■ **PROBLEM DETAILS**: Set all the material down again unchanged, without the pictures.

■ **DATA BLOCK**:
■ ■ ■ ■ ■ ■ ■
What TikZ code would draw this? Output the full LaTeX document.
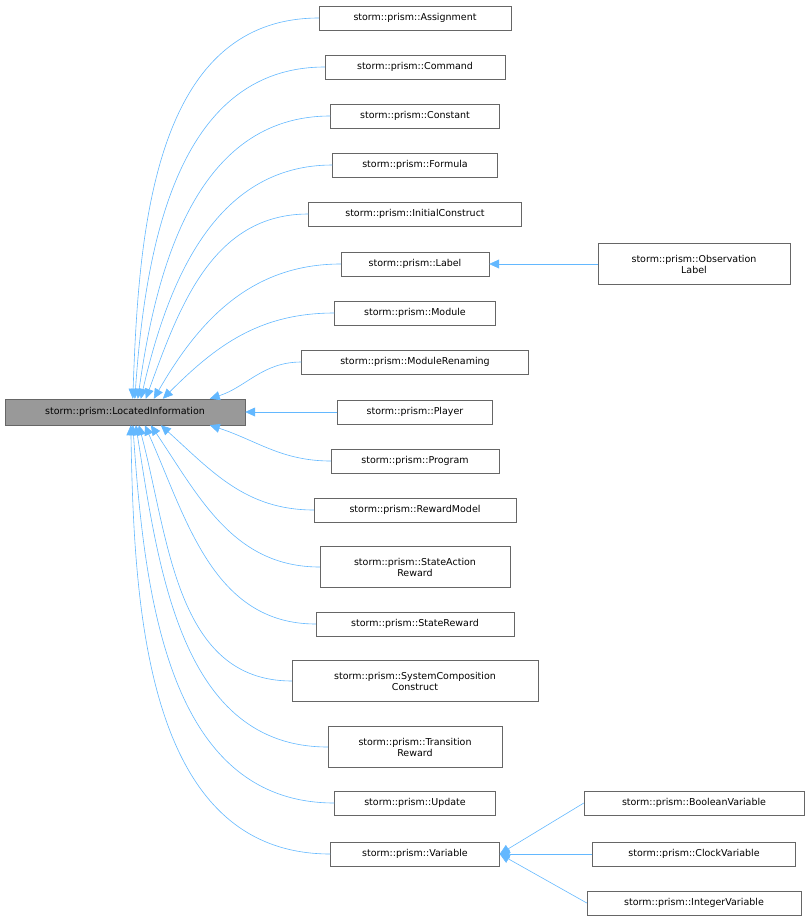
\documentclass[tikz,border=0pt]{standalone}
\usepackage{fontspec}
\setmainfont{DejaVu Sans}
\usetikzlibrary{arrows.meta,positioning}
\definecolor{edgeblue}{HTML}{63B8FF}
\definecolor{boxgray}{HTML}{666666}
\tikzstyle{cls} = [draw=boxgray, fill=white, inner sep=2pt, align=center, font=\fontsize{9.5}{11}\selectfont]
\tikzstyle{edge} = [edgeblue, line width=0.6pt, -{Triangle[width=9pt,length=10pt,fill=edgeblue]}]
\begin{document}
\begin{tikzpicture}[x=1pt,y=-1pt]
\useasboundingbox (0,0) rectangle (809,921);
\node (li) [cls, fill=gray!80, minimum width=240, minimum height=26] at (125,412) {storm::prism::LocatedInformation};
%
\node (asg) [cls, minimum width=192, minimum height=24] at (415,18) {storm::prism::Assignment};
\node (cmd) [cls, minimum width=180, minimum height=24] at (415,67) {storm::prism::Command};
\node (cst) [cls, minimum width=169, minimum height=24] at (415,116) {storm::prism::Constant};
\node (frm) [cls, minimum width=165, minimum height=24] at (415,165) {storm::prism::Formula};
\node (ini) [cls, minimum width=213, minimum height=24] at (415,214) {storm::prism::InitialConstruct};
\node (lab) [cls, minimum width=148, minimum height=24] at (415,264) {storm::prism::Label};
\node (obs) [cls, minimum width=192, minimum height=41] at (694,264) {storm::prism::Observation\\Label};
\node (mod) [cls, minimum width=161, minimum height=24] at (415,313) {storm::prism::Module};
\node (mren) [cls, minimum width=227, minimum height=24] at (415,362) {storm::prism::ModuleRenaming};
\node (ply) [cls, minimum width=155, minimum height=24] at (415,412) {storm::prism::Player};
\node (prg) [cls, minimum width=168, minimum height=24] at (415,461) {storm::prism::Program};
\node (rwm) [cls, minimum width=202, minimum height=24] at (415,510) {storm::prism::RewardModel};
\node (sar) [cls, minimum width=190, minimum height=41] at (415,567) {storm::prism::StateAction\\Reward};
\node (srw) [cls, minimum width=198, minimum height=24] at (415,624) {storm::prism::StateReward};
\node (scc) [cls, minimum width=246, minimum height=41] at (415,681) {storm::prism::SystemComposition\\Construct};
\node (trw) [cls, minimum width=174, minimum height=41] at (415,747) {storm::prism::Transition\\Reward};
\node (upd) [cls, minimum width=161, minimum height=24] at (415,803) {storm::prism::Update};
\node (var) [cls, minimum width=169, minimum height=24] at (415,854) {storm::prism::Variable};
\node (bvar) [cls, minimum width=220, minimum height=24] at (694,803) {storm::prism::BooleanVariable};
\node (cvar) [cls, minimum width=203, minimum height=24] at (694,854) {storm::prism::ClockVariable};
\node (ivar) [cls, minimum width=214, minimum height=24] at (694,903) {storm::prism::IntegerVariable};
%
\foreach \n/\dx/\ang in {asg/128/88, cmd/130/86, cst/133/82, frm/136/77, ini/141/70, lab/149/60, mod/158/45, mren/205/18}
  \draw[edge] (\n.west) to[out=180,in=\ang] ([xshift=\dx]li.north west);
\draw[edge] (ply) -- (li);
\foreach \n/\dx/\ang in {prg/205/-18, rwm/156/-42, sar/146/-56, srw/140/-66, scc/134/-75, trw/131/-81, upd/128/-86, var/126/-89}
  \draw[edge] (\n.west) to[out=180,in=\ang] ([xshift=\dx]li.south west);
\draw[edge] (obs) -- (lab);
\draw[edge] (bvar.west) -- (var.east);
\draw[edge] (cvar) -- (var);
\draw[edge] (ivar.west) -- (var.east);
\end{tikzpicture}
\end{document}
■ ■ ■ ■ ■ ■ ■
■ **WRITTEN SOLUTION**:
What TikZ code would draw this? Output the full LaTeX document.
\documentclass[tikz,border=0pt]{standalone}
\usepackage{fontspec}
\setmainfont{DejaVu Sans}
\usetikzlibrary{arrows.meta,positioning}
\definecolor{edgeblue}{HTML}{63B8FF}
\definecolor{boxgray}{HTML}{666666}
\tikzstyle{cls} = [draw=boxgray, fill=white, inner sep=2pt, align=center, font=\fontsize{9.5}{11}\selectfont]
\tikzstyle{edge} = [edgeblue, line width=0.6pt, -{Triangle[width=9pt,length=10pt,fill=edgeblue]}]
\begin{document}
\begin{tikzpicture}[x=1pt,y=-1pt]
\useasboundingbox (0,0) rectangle (809,921);
\node (li) [cls, fill=gray!80, minimum width=240, minimum height=26] at (125,412) {storm::prism::LocatedInformation};
%
\node (asg) [cls, minimum width=192, minimum height=24] at (415,18) {storm::prism::Assignment};
\node (cmd) [cls, minimum width=180, minimum height=24] at (415,67) {storm::prism::Command};
\node (cst) [cls, minimum width=169, minimum height=24] at (415,116) {storm::prism::Constant};
\node (frm) [cls, minimum width=165, minimum height=24] at (415,165) {storm::prism::Formula};
\node (ini) [cls, minimum width=213, minimum height=24] at (415,214) {storm::prism::InitialConstruct};
\node (lab) [cls, minimum width=148, minimum height=24] at (415,264) {storm::prism::Label};
\node (obs) [cls, minimum width=192, minimum height=41] at (694,264) {storm::prism::Observation\\Label};
\node (mod) [cls, minimum width=161, minimum height=24] at (415,313) {storm::prism::Module};
\node (mren) [cls, minimum width=227, minimum height=24] at (415,362) {storm::prism::ModuleRenaming};
\node (ply) [cls, minimum width=155, minimum height=24] at (415,412) {storm::prism::Player};
\node (prg) [cls, minimum width=168, minimum height=24] at (415,461) {storm::prism::Program};
\node (rwm) [cls, minimum width=202, minimum height=24] at (415,510) {storm::prism::RewardModel};
\node (sar) [cls, minimum width=190, minimum height=41] at (415,567) {storm::prism::StateAction\\Reward};
\node (srw) [cls, minimum width=198, minimum height=24] at (415,624) {storm::prism::StateReward};
\node (scc) [cls, minimum width=246, minimum height=41] at (415,681) {storm::prism::SystemComposition\\Construct};
\node (trw) [cls, minimum width=174, minimum height=41] at (415,747) {storm::prism::Transition\\Reward};
\node (upd) [cls, minimum width=161, minimum height=24] at (415,803) {storm::prism::Update};
\node (var) [cls, minimum width=169, minimum height=24] at (415,854) {storm::prism::Variable};
\node (bvar) [cls, minimum width=220, minimum height=24] at (694,803) {storm::prism::BooleanVariable};
\node (cvar) [cls, minimum width=203, minimum height=24] at (694,854) {storm::prism::ClockVariable};
\node (ivar) [cls, minimum width=214, minimum height=24] at (694,903) {storm::prism::IntegerVariable};
%
\foreach \n/\dx/\ang in {asg/128/88, cmd/130/86, cst/133/82, frm/136/77, ini/141/70, lab/149/60, mod/158/45, mren/205/18}
  \draw[edge] (\n.west) to[out=180,in=\ang] ([xshift=\dx]li.north west);
\draw[edge] (ply) -- (li);
\foreach \n/\dx/\ang in {prg/205/-18, rwm/156/-42, sar/146/-56, srw/140/-66, scc/134/-75, trw/131/-81, upd/128/-86, var/126/-89}
  \draw[edge] (\n.west) to[out=180,in=\ang] ([xshift=\dx]li.south west);
\draw[edge] (obs) -- (lab);
\draw[edge] (bvar.west) -- (var.east);
\draw[edge] (cvar) -- (var);
\draw[edge] (ivar.west) -- (var.east);
\end{tikzpicture}
\end{document}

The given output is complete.